I want to purchase this kit for my 98 nissan sentra, however I had some questions first:

1: Erebuni lists it for 95-97 Nissan Sentra's, will it fit my 98?

2: Its a urethane kit, so it cannot be modified for fitment, does anyone have this kit on a 98 or 99 that can verify it fits directly?

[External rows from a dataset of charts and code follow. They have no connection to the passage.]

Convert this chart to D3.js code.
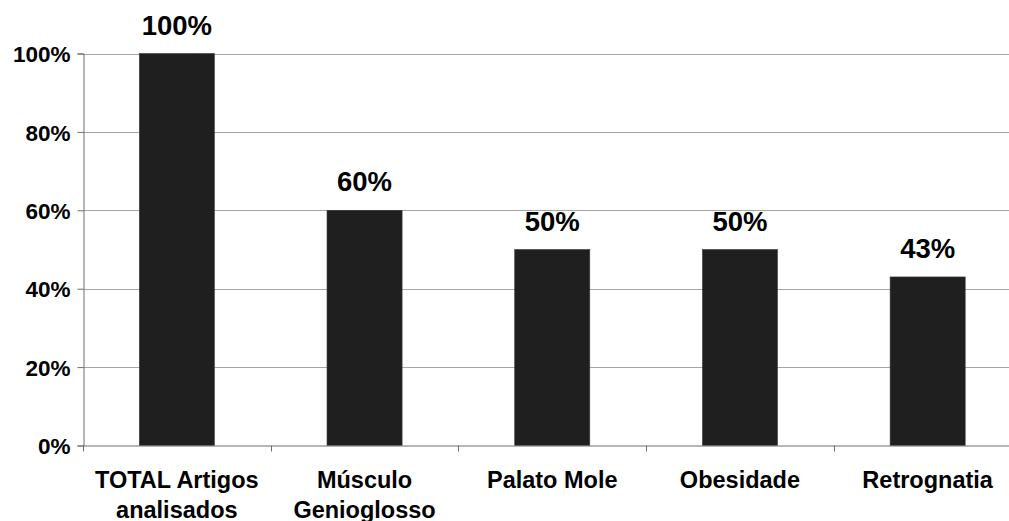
<!DOCTYPE html>
<html>
<head>
<meta charset="utf-8">
<script src="https://cdn.jsdelivr.net/npm/d3@7"></script>
<style>
  html, body { margin: 0; padding: 0; background: #fff; }
  svg { display: block; }
  text { font-family: "Liberation Sans", Arial, sans-serif; font-weight: bold; fill: #000; }
</style>
</head>
<body>
<svg id="chart" width="1009" height="521"></svg>
<script>
// Share of analysed articles citing each factor
const categories = [
  ["TOTAL Artigos", "analisados"],
  ["Músculo", "Genioglosso"],
  ["Palato Mole"],
  ["Obesidade"],
  ["Retrognatia"]
];
const values = [1.00, 0.60, 0.50, 0.50, 0.43];
const yTicks = [0, 0.2, 0.4, 0.6, 0.8, 1.0];

const svg = d3.select("#chart");
const plotLeft = 83, plotTop = 53.5, plotBottom = 445.5, step = 187.7;
const keys = categories.map(c => c.join(" "));

const x = d3.scaleBand()
  .domain(keys)
  .range([plotLeft, plotLeft + step * keys.length])
  .paddingInner(0).paddingOuter(0);

const y = d3.scaleLinear().domain([0, 1]).range([plotBottom, plotTop]);
const fmt = d3.format(".0%");

// Horizontal gridlines
svg.append("g")
  .selectAll("line")
  .data(yTicks.filter(t => t > 0))
  .join("line")
  .attr("x1", plotLeft).attr("x2", 1009)
  .attr("y1", d => Math.round(y(d)) + 0.5).attr("y2", d => Math.round(y(d)) + 0.5)
  .attr("stroke", "#a6a6a6").attr("stroke-width", 1);

// Bars
const barFrac = 0.4;
svg.append("g")
  .selectAll("rect")
  .data(values)
  .join("rect")
  .attr("x", (d, i) => x(keys[i]) + x.bandwidth() * (1 - barFrac) / 2)
  .attr("width", x.bandwidth() * barFrac)
  .attr("y", d => y(d))
  .attr("height", d => plotBottom - y(d))
  .attr("fill", "#1f1f1f")
  .attr("stroke", "#3a3a3a").attr("stroke-width", 0.6);

// Value labels
svg.append("g")
  .selectAll("text")
  .data(values)
  .join("text")
  .attr("x", (d, i) => x(keys[i]) + x.bandwidth() / 2)
  .attr("y", d => y(d) - 19)
  .attr("text-anchor", "middle")
  .style("font-size", "27.5px")
  .text(d => fmt(d));

// Y axis
const yAxis = svg.append("g")
  .attr("transform", `translate(${plotLeft + 0.5},0)`)
  .call(d3.axisLeft(y).tickValues(yTicks).tickFormat(fmt).tickSize(6).tickPadding(7));
yAxis.select(".domain").attr("stroke", "#6e6e6e");
yAxis.selectAll(".tick line").attr("stroke", "#6e6e6e");
yAxis.selectAll(".tick text")
  .style("font-size", "22.5px")
  .attr("fill", "#000")
  .attr("dy", "0.36em");

// X axis baseline and category boundary ticks
const xAxis = svg.append("g")
  .attr("transform", `translate(0,${plotBottom})`)
  .call(d3.axisBottom(x).tickSize(0).tickFormat(""));
xAxis.select(".domain").attr("stroke", "#6e6e6e");
xAxis.selectAll(".tick").remove();

const bounds = keys.map(k => x(k)).concat([x.range()[1]]);
svg.append("g")
  .selectAll("line")
  .data(bounds)
  .join("line")
  .attr("x1", d => Math.round(d) + 0.5).attr("x2", d => Math.round(d) + 0.5)
  .attr("y1", plotBottom).attr("y2", plotBottom + 6)
  .attr("stroke", "#6e6e6e");

// Category labels (multi-line)
const labels = svg.append("g")
  .selectAll("text")
  .data(categories)
  .join("text")
  .attr("x", (d, i) => x(keys[i]) + x.bandwidth() / 2)
  .attr("y", 488)
  .attr("text-anchor", "middle")
  .style("font-size", "23.5px");
labels.selectAll("tspan")
  .data(d => d)
  .join("tspan")
  .attr("x", function() { return this.parentNode.getAttribute("x"); })
  .attr("dy", (d, i) => i === 0 ? 0 : 30)
  .text(d => d);
</script>
</body>
</html>
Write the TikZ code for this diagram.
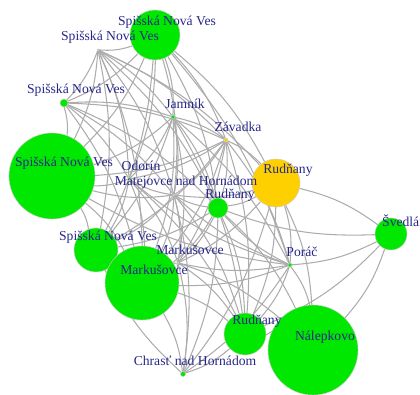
\documentclass[tikz,border=0pt]{standalone}
\usepackage{fontspec}
\setmainfont{Liberation Serif}
\usetikzlibrary{calc,backgrounds}
\definecolor{vgreen}{RGB}{0,232,0}
\definecolor{vgold}{RGB}{255,208,0}
\definecolor{lblblue}{RGB}{38,38,138}
\tikzset{
  vtx/.style={circle, draw=white!80!black, line width=0.3pt, inner sep=0pt},
  lbl/.style={font=\fontsize{9.7}{11}\selectfont, text=lblblue, inner sep=0pt},
  link/.style={draw=gray!65, line width=0.75pt, bend left=11},
}
\newcommand{\vertex}[5]{\node[vtx, fill=#5, minimum size=#4*0.05cm] (#1) at (#2,#3) {};}
\newcommand{\vlabel}[2]{\node[lbl] (#1-l) at ($(#1)+(12,-13)$) {#2};}

\begin{document}
\begin{tikzpicture}[x=0.025cm, y=-0.025cm]
  \useasboundingbox (0,0) rectangle (420,394);

  %% ---- vertices (pixel grid, y downwards) ----
  \vertex{sA}{155}{35}{25}{vgreen}
  \vertex{sB}{98}{50}{1}{vgreen}
  \vertex{sC}{64}{103}{4}{vgreen}
  \vertex{jam}{173}{117}{2}{vgreen}
  \vertex{sD}{52}{176}{43}{vgreen}
  \vertex{odo}{129}{179}{1.5}{vgreen}
  \vertex{mat}{174}{195}{1}{vgreen}
  \vertex{rudS}{218}{208}{10}{vgreen}
  \vertex{zav}{226}{140}{2}{vgold}
  \vertex{rudY}{276}{183}{24}{vgold}
  \vertex{sve}{391}{234}{16}{vgreen}
  \vertex{por}{290}{265}{2}{vgreen}
  \vertex{rudM}{245}{334}{21}{vgreen}
  \vertex{nal}{313}{350}{45}{vgreen}
  \vertex{sE}{96}{250}{22}{vgreen}
  \vertex{marB}{142}{283}{37}{vgreen}
  \vertex{marH}{178}{263}{1}{vgreen}
  \vertex{chr}{183}{374}{2.5}{vgreen}

  %% ---- edges, behind the vertices ----
  \begin{pgfonlayer}{background}
    \foreach \a/\b in {sA/sB, sA/sC, sA/jam, sA/zav, sA/rudY, sA/rudS, sA/mat,
        sA/odo, sA/por, sA/sD, sA/sE,
        sB/sC, sB/jam, sB/sD, sB/odo, sB/mat, sB/rudS, sB/zav, sB/marB, sB/sE, sB/rudY,
        sC/jam, sC/sD, sC/mat, sC/zav, sC/rudS, sC/marB, sC/odo,
        jam/zav, jam/rudS, jam/mat, jam/odo, jam/marB, jam/sE, jam/rudM, jam/por,
        jam/sD, jam/marH,
        zav/rudY, zav/rudS, zav/mat, zav/odo, zav/marB, zav/sE, zav/marH, zav/por,
        zav/rudM, zav/sD,
        rudY/sve, rudY/por, rudY/nal, rudY/rudS, rudY/mat, rudY/marH, rudY/rudM, rudY/chr,
        sve/por, sve/nal, sve/rudM, sve/rudS,
        por/nal, por/rudM, por/mat, por/marH, por/marB, por/rudS, por/odo, por/sD, por/chr,
        rudS/mat, rudS/marH, rudS/marB, rudS/rudM, rudS/chr, rudS/sE, rudS/nal,
        mat/odo, mat/marH, mat/marB, mat/sE, mat/chr, mat/rudM, mat/sD,
        odo/sD, odo/sE, odo/marB, odo/marH, odo/rudM,
        marH/marB, marH/sE, marH/chr, marH/rudM, marH/nal,
        marB/chr, marB/rudM, marB/sE, rudM/nal, rudM/chr, chr/sE, sD/sE, sD/marB}
      \draw[link] (\a) to (\b);
  \end{pgfonlayer}

  %% ---- labels ----
  \vlabel{sA}{Spišská Nová Ves}
  \vlabel{sB}{Spišská Nová Ves}
  \vlabel{sC}{Spišská Nová Ves}
  \vlabel{jam}{Jamník}
  \vlabel{sD}{Spišská Nová Ves}
  \vlabel{odo}{Odorín}
  \vlabel{mat}{Matejovce nad Hornádom}
  \vlabel{rudS}{Rudňany}
  \vlabel{zav}{Závadka}
  \vlabel{rudY}{Rudňany}
  \vlabel{sve}{Švedlár}
  \vlabel{por}{Poráč}
  \vlabel{rudM}{Rudňany}
  \vlabel{nal}{Nálepkovo}
  \vlabel{sE}{Spišská Nová Ves}
  \vlabel{marB}{Markušovce}
  \vlabel{marH}{Markušovce}
  \vlabel{chr}{Chrasť nad Hornádom}
\end{tikzpicture}
\end{document}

I need to know cause once I buy it I cant ship it back, and I dont want to blow that much cash on something that will not fit.

Thanks in advance.


----------



## MP2050 (May 1, 2002)

YEAH it'll fit your 98 but as far as the Urethane and the fitment we havent heard anything negative yet so U should be aight.....


----------



## NissanTuner (Dec 1, 2002)

my bad i typod my first querstion, erebuni lists the kit for 95 97 sentras, still think itll fit properly?

btw mp2050 i tried to pm you back but your pm box is full, clean it out so i can pm you a response. yes im still planning on doing the tails, just waiting on some people willing to chip in for some sets before i wrap them up.


----------



## MP2050 (May 1, 2002)

NissanTuner said:


> *my bad i typod my first querstion, erebuni lists the kit for 95 97 sentras, still think itll fit properly?
> 
> btw mp2050 i tried to pm you back but your pm box is full, clean it out so i can pm you a response. yes im still planning on doing the tails, just waiting on some people willing to chip in for some sets before i wrap them up. *


Well yeah it'll still fit its the same body mold right up to 99 except for the front end on the 99...

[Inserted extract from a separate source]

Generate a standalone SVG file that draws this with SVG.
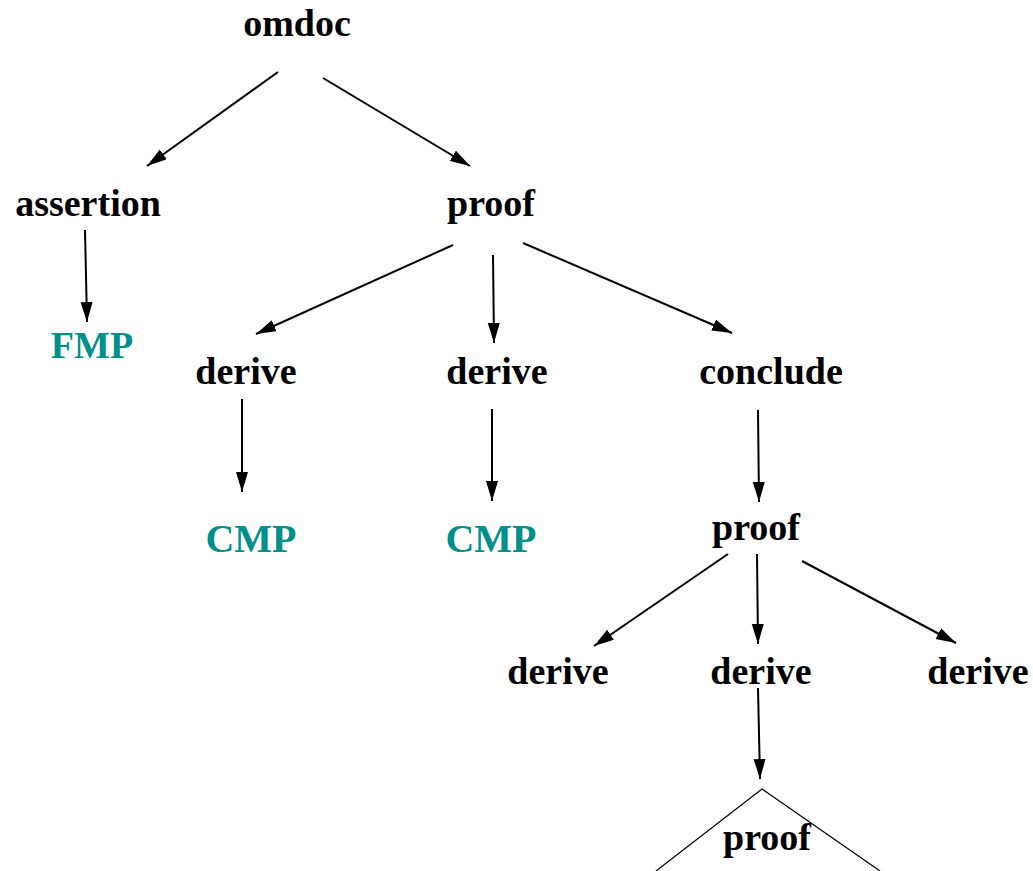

Oh and inbox should be open now.....sorry bout that


----------



## ccroaddog (Jun 20, 2002)

i like this guys side skirts and rear bumper...the front end i think u could do better. and maybe add on a 98 sentra grill

http://www.cardomain.com/member_pages/view_page.pl?page_id=267289&page=2


----------



## sethwas (Apr 30, 2002)

Wow,
That red 200SX is real nice. Its a shame its all custom though. And what he did to the factory rear bumper was pretty smart.

Seth


----------



## LIUSPEED (May 29, 2002)

i seen that car before in person.. side skirts are really nice.. front bumper he had poor fitment on it


----------



## OmegaManEX (Oct 4, 2002)

any1 ever wonder why the fender flares on the B12 & B13 were not continued on the B14 ?


----------



## NissanTuner (Dec 1, 2002)

thats pretty slick, what kit/kits is he using?


----------



## MP2050 (May 1, 2002)

Yeah I tried to leave a message on his guest book about how good the car looked and how I WANTED HIS RIMS but I couldnt...

I also wanted him to come on the forums and talk a bit too....


----------



## LIUSPEED (May 29, 2002)

NissanTuner said:


> *thats pretty slick, what kit/kits is he using? *


using combat front , and custom sides , rear and flares.


----------